General

Theresa May: Palestinians must have “full civil rights”

by Ali Abunimah, Electronic Intifada, 12 July 2016.

Theresa May’s
elevation as UK prime minister, following the resignation of David Cameron, has
been welcomed by supporters of Israel.

UK lawmaker Mike
Freer, an officer with the parliamentary grouping Conservative Friends of
Israel, has described May as a “true friend of
Israel.”

As home secretary, or
interior minister, since 2010, May has had ample opportunity to demonstrate
this.
In 2011, she moved to
deport Raed Salah, a Palestinian citizen of Israel
and the leader of the Northern Branch of the Islamic Movement, from the UK.
Unbeknownst to Salah
or his hosts, May had issued an order banning him just two days
before he entered the country for a speaking tour.
Rather than be
deported, Salah chose to remain in the UK on bail and fight May’s order in court.
As The Electronic
Intifada reported, May’s claim that Salah had written an anti-Semitic poem was based on fabrications provided by an Israel lobby group.
Ten months later, a
UK court overturned the ban, finding no evidence to
support it and completely vindicating Salah.
The defeat for May
was also a setback to the government’s broader counterterrorism strategy known
as Prevent.
Fourteen pages from
the Conservative government’s updated Prevent policy were submitted to the courts as evidence
against Salah.
Government lawyers
argued that Salah’s alleged words could lead to “radicalization” and terrorism.
But the judge
dismissed this reasoning.
Fear and prejudice
Launched by a Labour
government and bolstered by May’s Conservative Party, the Prevent strategy has
come under severe criticism.
Earlier this year,
the UK’s terrorism watchdog called for an independent review of the
policy over concerns that it was “sowing mistrust and fear” in Muslim
communities and was ineffective.
While billed as
promoting “community engagement” to spot and stop
“radicalization,” Muslim communitiesexperience Prevent as pervasive
surveillance and political monitoring that fosters self-censorship, prejudice
and stigma.
The program has
resulted in thousands of children being reported to
authorities by teachers.
In one case,
kindergarten staff threatened to refer a four-year-old boy
after he drew a picture of his dad cutting a cucumber with a knife.
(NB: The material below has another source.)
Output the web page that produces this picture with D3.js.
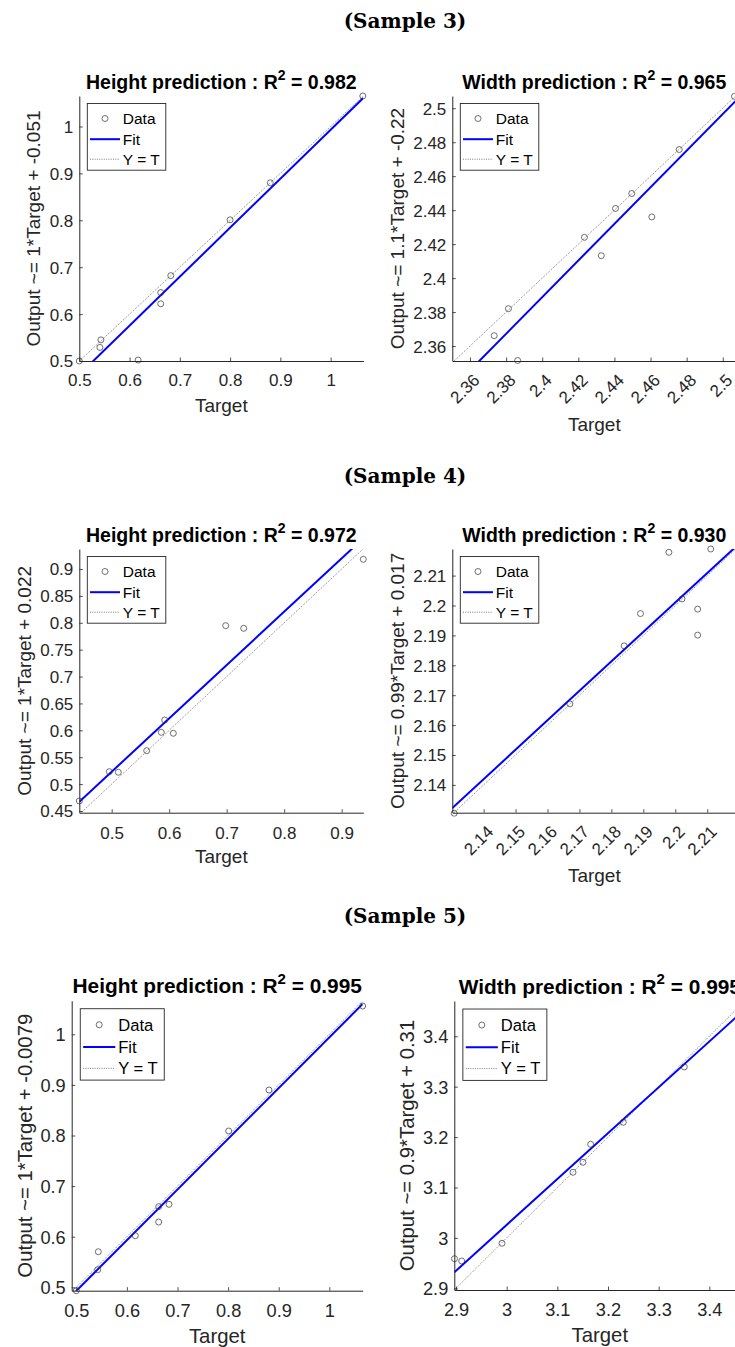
<!DOCTYPE html>
<html><head><meta charset="utf-8">
<script src="https://cdnjs.cloudflare.com/ajax/libs/d3/7.8.5/d3.min.js"></script>
<style>body{margin:0;background:#fff;} svg{display:block;}</style>
</head><body>
<svg id="chart" width="735" height="1347"></svg>
<script>
// ---------- text ----------
const sectionTitles = ["(Sample 3)", "(Sample 4)", "(Sample 5)"];
const panelNames = ["Height prediction", "Width prediction", "Height prediction", "Width prediction", "Height prediction", "Width prediction"];
const r2Values = ["0.982", "0.965", "0.972", "0.930", "0.995", "0.995"];
const yLabels = [
  "Output ~= 1*Target + -0.051",
  "Output ~= 1.1*Target + -0.22",
  "Output ~= 1*Target + 0.022",
  "Output ~= 0.99*Target + 0.017",
  "Output ~= 1*Target + -0.0079",
  "Output ~= 0.9*Target + 0.31"
];
const legendLabels = ["Data", "Fit", "Y = T"];

// ---------- data ----------
const s3HeightTarget = [0.500, 0.543, 0.541, 0.617, 0.662, 0.662, 0.682, 0.800, 0.880, 1.064];
const s3HeightOutput = [0.500, 0.545, 0.529, 0.502, 0.646, 0.622, 0.682, 0.801, 0.880, 1.065];
const s3WidthTarget = [2.3734, 2.3813, 2.3864, 2.4234, 2.4327, 2.4406, 2.4496, 2.4607, 2.4759, 2.5065];
const s3WidthOutput = [2.3661, 2.3820, 2.3515, 2.4240, 2.4132, 2.4410, 2.4498, 2.4360, 2.4757, 2.5070];
const s4HeightTarget = [0.4437, 0.4959, 0.5115, 0.5609, 0.5863, 0.5922, 0.6072, 0.6983, 0.7296, 0.9376];
const s4HeightOutput = [0.4686, 0.5231, 0.5220, 0.5621, 0.5963, 0.6192, 0.5945, 0.7946, 0.7897, 0.9180];
const s4WidthTarget = [2.1308, 2.1670, 2.1840, 2.1891, 2.1980, 2.2021, 2.2070, 2.2070, 2.2111];
const s4WidthOutput = [2.1305, 2.1671, 2.1865, 2.1973, 2.2178, 2.2022, 2.1988, 2.1901, 2.2189];
const s5HeightTarget = [0.4999, 0.5423, 0.5435, 0.6166, 0.6628, 0.6628, 0.6832, 0.8012, 0.8808, 1.0660];
const s5HeightOutput = [0.4933, 0.5348, 0.5703, 0.6020, 0.6593, 0.6290, 0.6640, 0.8089, 0.8899, 1.0559];
const s5WidthTarget = [2.8970, 2.9112, 2.9908, 3.1309, 3.1506, 3.1658, 3.2302, 3.3506];
const s5WidthOutput = [2.9587, 2.9542, 2.9893, 3.1302, 3.1500, 3.1857, 3.2294, 3.3392];

const targets = [s3HeightTarget, s3WidthTarget, s4HeightTarget, s4WidthTarget, s5HeightTarget, s5WidthTarget];
const outputs = [s3HeightOutput, s3WidthOutput, s4HeightOutput, s4WidthOutput, s5HeightOutput, s5WidthOutput];

// fitted line coefficients (slope, intercept) as drawn
const fitSlopes = [1.044, 1.078, 0.992, 0.985, 1.0016, 0.9097];
const fitIntercepts = [-0.051, -0.1984, 0.027, 0.034, -0.0078, 0.2967];

// axis limits
const xDomains = [[0.5, 1.065], [2.3502, 2.5075], [0.4437, 0.9376], [2.1302, 2.2191], [0.4909, 1.066], [2.8966, 3.471]];
const yDomains = [[0.5, 1.065], [2.3512, 2.5072], [0.4468, 0.9372], [2.1307, 2.2189], [0.4933, 1.0664], [2.8966, 3.470]];

// ticks
const xTicks = [
  [0.5, 0.6, 0.7, 0.8, 0.9, 1],
  [2.36, 2.38, 2.4, 2.42, 2.44, 2.46, 2.48, 2.5],
  [0.5, 0.6, 0.7, 0.8, 0.9],
  [2.14, 2.15, 2.16, 2.17, 2.18, 2.19, 2.2, 2.21],
  [0.5, 0.6, 0.7, 0.8, 0.9, 1],
  [2.9, 3, 3.1, 3.2, 3.3, 3.4]
];
const yTicks = [
  [0.5, 0.6, 0.7, 0.8, 0.9, 1],
  [2.36, 2.38, 2.4, 2.42, 2.44, 2.46, 2.48, 2.5],
  [0.45, 0.5, 0.55, 0.6, 0.65, 0.7, 0.75, 0.8, 0.85, 0.9],
  [2.14, 2.15, 2.16, 2.17, 2.18, 2.19, 2.2, 2.21],
  [0.5, 0.6, 0.7, 0.8, 0.9, 1],
  [2.9, 3, 3.1, 3.2, 3.3, 3.4]
];

// ---------- layout ----------
const sectionY = [21, 476, 916];
const sectionX = 405;
const layout = [
  {left: 79.3, top: 96, w: 284, h: 265, rot: false, ylo: 46, f: 1, tkY: 19, lbY: 44},
  {left: 452.3, top: 96, w: 284, h: 265, rot: true, ylo: 55, f: 1, tkY: 19, lbY: 63},
  {left: 79.3, top: 549, w: 284, h: 263.7, rot: false, ylo: 55, f: 1, tkY: 20, lbY: 44},
  {left: 452.3, top: 549, w: 284, h: 263.7, rot: true, ylo: 55, f: 1, tkY: 19, lbY: 63},
  {left: 71.7, top: 1000.7, w: 291, h: 290, rot: false, ylo: 46.7, f: 1.07, tkY: 19.5, lbY: 45},
  {left: 454.3, top: 1001, w: 291, h: 289, rot: false, ylo: 47.6, f: 1.07, tkY: 19.5, lbY: 45}
];
const FONT = "'Liberation Sans', Arial, Helvetica, sans-serif";
const AX = "#262626";

const svg = d3.select("#chart");

svg.selectAll("text.section").data(sectionTitles).join("text")
  .attr("class", "section")
  .attr("x", sectionX).attr("y", (d, i) => sectionY[i])
  .attr("dy", "0.35em")
  .attr("text-anchor", "middle")
  .style("font-family", "'DejaVu Serif', 'Liberation Serif', serif")
  .style("font-weight", "bold").style("font-size", "20px")
  .text(d => d);

const fmt = v => String(+v.toFixed(4));

layout.forEach((L, i) => {
  const g = svg.append("g").attr("transform", `translate(${L.left},${L.top})`);
  const x = d3.scaleLinear().domain(xDomains[i]).range([0, L.w]);
  const y = d3.scaleLinear().domain(yDomains[i]).range([L.h, 0]);
  const tickFs = 17 * L.f, labFs = 19 * L.f, titleFs = 19.5 * L.f, legFs = 15.5 * L.f;

  const clipId = "clip" + i;
  g.append("clipPath").attr("id", clipId).append("rect")
    .attr("x", -4).attr("y", -4).attr("width", L.w + 8).attr("height", L.h + 8);
  const clipLine = "lineclip" + i;
  g.append("clipPath").attr("id", clipLine).append("rect")
    .attr("x", 0).attr("y", 0).attr("width", L.w).attr("height", L.h);

  // Y = T line
  const lo = Math.min(xDomains[i][0], yDomains[i][0]);
  const hi = Math.max(xDomains[i][1], yDomains[i][1]);
  g.append("line").attr("clip-path", `url(#${clipLine})`)
    .attr("x1", x(lo)).attr("y1", y(lo)).attr("x2", x(hi)).attr("y2", y(hi))
    .attr("stroke", "#555").attr("stroke-width", 0.8).attr("stroke-dasharray", "1,1.3");

  // fit line
  const xd = xDomains[i];
  const fy = t => fitSlopes[i] * t + fitIntercepts[i];
  g.append("line").attr("clip-path", `url(#${clipLine})`)
    .attr("x1", x(xd[0])).attr("y1", y(fy(xd[0])))
    .attr("x2", x(xd[1])).attr("y2", y(fy(xd[1])))
    .attr("stroke", "#0000ff").attr("stroke-width", 2);

  // data points
  g.append("g").attr("clip-path", `url(#${clipId})`)
    .selectAll("circle").data(targets[i].map((t, k) => [t, outputs[i][k]])).join("circle")
    .attr("cx", d => x(d[0])).attr("cy", d => y(d[1])).attr("r", 3)
    .attr("fill", "none").attr("stroke", "#333").attr("stroke-width", 0.7);

  // axes
  const xAxis = d3.axisBottom(x).tickValues(xTicks[i]).tickFormat(fmt).tickSizeInner(-3.5).tickSizeOuter(0);
  const yAxis = d3.axisLeft(y).tickValues(yTicks[i]).tickFormat(fmt).tickSizeInner(-3.5).tickSizeOuter(0);
  const gx = g.append("g").attr("transform", `translate(0,${L.h})`).call(xAxis);
  const gy = g.append("g").call(yAxis);
  [gx, gy].forEach(a => {
    a.select(".domain").attr("stroke", AX).attr("stroke-width", 1);
    a.selectAll(".tick line").attr("stroke", AX).attr("stroke-width", 0.8);
    a.selectAll(".tick text").attr("fill", AX).style("font-family", FONT).style("font-size", tickFs + "px");
  });
  gy.selectAll(".tick text").attr("x", -6).attr("dy", "0.35em");
  if (L.rot) {
    gx.selectAll(".tick text")
      .attr("text-anchor", "end")
      .attr("transform", "translate(6,16) rotate(-45)")
      .attr("x", 0).attr("y", 0).attr("dy", "0.35em");
  } else {
    gx.selectAll(".tick text").attr("y", L.tkY).attr("dy", "0.35em");
  }

  // axis labels
  g.append("text").attr("x", L.w / 2).attr("y", L.h + L.lbY)
    .attr("dy", "0.35em").attr("text-anchor", "middle")
    .attr("fill", AX).style("font-family", FONT).style("font-size", labFs + "px")
    .text("Target");
  g.append("text").attr("transform", `translate(${-L.ylo},${L.h / 2}) rotate(-90)`)
    .attr("dy", "0.35em").attr("text-anchor", "middle")
    .attr("fill", AX).style("font-family", FONT).style("font-size", labFs + "px")
    .text(yLabels[i]);

  // title
  const t = g.append("text").attr("x", L.w / 2).attr("y", -7.5)
    .attr("text-anchor", "middle").attr("fill", "#000")
    .style("font-family", FONT).style("font-weight", "bold").style("font-size", titleFs + "px");
  t.append("tspan").text(panelNames[i] + " : R");
  t.append("tspan").attr("dy", -0.45 * titleFs).style("font-size", (titleFs * 0.72) + "px").text("2");
  t.append("tspan").attr("dy", 0.45 * titleFs).text(" = " + r2Values[i]);

  // legend
  const lg = g.append("g").attr("transform", `translate(${8 * L.f},${7.5 * L.f})`);
  lg.append("rect").attr("width", 78.5 * L.f).attr("height", 66.7 * L.f)
    .attr("fill", "#fff").attr("stroke", AX).attr("stroke-width", 0.9);
  const rows = [15, 35.7, 55.7].map(v => v * L.f);
  lg.append("circle").attr("cx", 17.7 * L.f).attr("cy", rows[0]).attr("r", 3)
    .attr("fill", "none").attr("stroke", "#333").attr("stroke-width", 0.7);
  lg.append("line").attr("x1", 2.7 * L.f).attr("x2", 32.7 * L.f).attr("y1", rows[1]).attr("y2", rows[1])
    .attr("stroke", "#0000ff").attr("stroke-width", 2);
  lg.append("line").attr("x1", 2.7 * L.f).attr("x2", 32.7 * L.f).attr("y1", rows[2]).attr("y2", rows[2])
    .attr("stroke", "#555").attr("stroke-width", 0.8).attr("stroke-dasharray", "1,1.3");
  lg.selectAll("text").data(legendLabels).join("text")
    .attr("x", 35.5 * L.f).attr("y", (d, k) => rows[k]).attr("dy", "0.35em")
    .attr("fill", "#000").style("font-family", FONT).style("font-size", legFs + "px")
    .text(d => d);
});
</script>
</body></html>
Teachers
claimed the boy said the picture was of a “cooker bomb.”
In another case, in
February, a schoolboy was questioned by anti-terrorism police for
wearing a “Free Palestine” button to school.
Last year, dozens of
academics signed a letter saying that Prevent’s conception
of “
radicalization
and
extremism is
based on the unsubstantiated view that religious ideology is the primary
driving factor for terrorism.”
They warned that
Prevent “will have a chilling effect on open debate, free speech and political
dissent” and would “create an environment in which political change can no
longer be discussed openly, and will withdraw to unsupervised spaces.”
“Prevent will make us
less safe,” they concluded.
In 2011, the human
rights group Liberty said Prevent’s “gravest error was
blurring the lines between dissent and criminality and between civil society
and security agencies.”
But in 2015, May put
forward even tougher counterterrorism legislation that Karma Nabulsi, a
Palestinian commentator and professor at Oxford University, termed an “attack on the very foundations
of democracy.”
Undeniable
May’s move to ban
Raed Salah from the UK was prompted by a report from the Community
Security Trust (CST), an Israel lobby group with close ties to the Conservative
Party.
In a statement on Monday, Conservative Friends
of Israel touted May’s strong support for Israel and the UK Jewish community
throughout her public life.
This has included
working with CST and other organizations to “tackle anti-Semitic attacks.”
Conservative Friends
of Israel chair Eric Pickles, a British minister who has led the charge against the Palestine solidarity
movement, said that “Israel can rest assured that a UK led by Theresa May will
be there in its moments of need.”
Conservative Friends
of Israel pointed out that in reflecting on her June 2014 visit to Israel, May
had backed Israel’s “right to defend itself.”
During a speech to the group in September 2014,
May repeated platitudes about Israel being “democratic,” as well as standard
talking points justifying Israeli violence – that “Hamas uses Palestinian
civilians as human shields for its rockets.”
Conservative Friends
of Israel highlighted these statements with satisfaction after May won the
Conservative Party leadership this week and was set to enter 10 Downing Street,
but failed to note something else she had said in her September 2014 speech.
“Those of us who are
sympathetic to Israel’s security predicament must always make clear that the
loss of any civilian life – whatever the nationality of the victim – is an
appalling tragedy,” May said. “And we must remember that there will be no
lasting peace or justice in the region until the Palestinian people are able to
enjoy full civil rights themselves.”
Those words should
not be taken as any measure of sympathy for Palestinians, but rather as a sign
that the fundamental causes driving the ongoing conflict are so clear that even
a staunch supporter of Israel like Theresa May cannot deny them.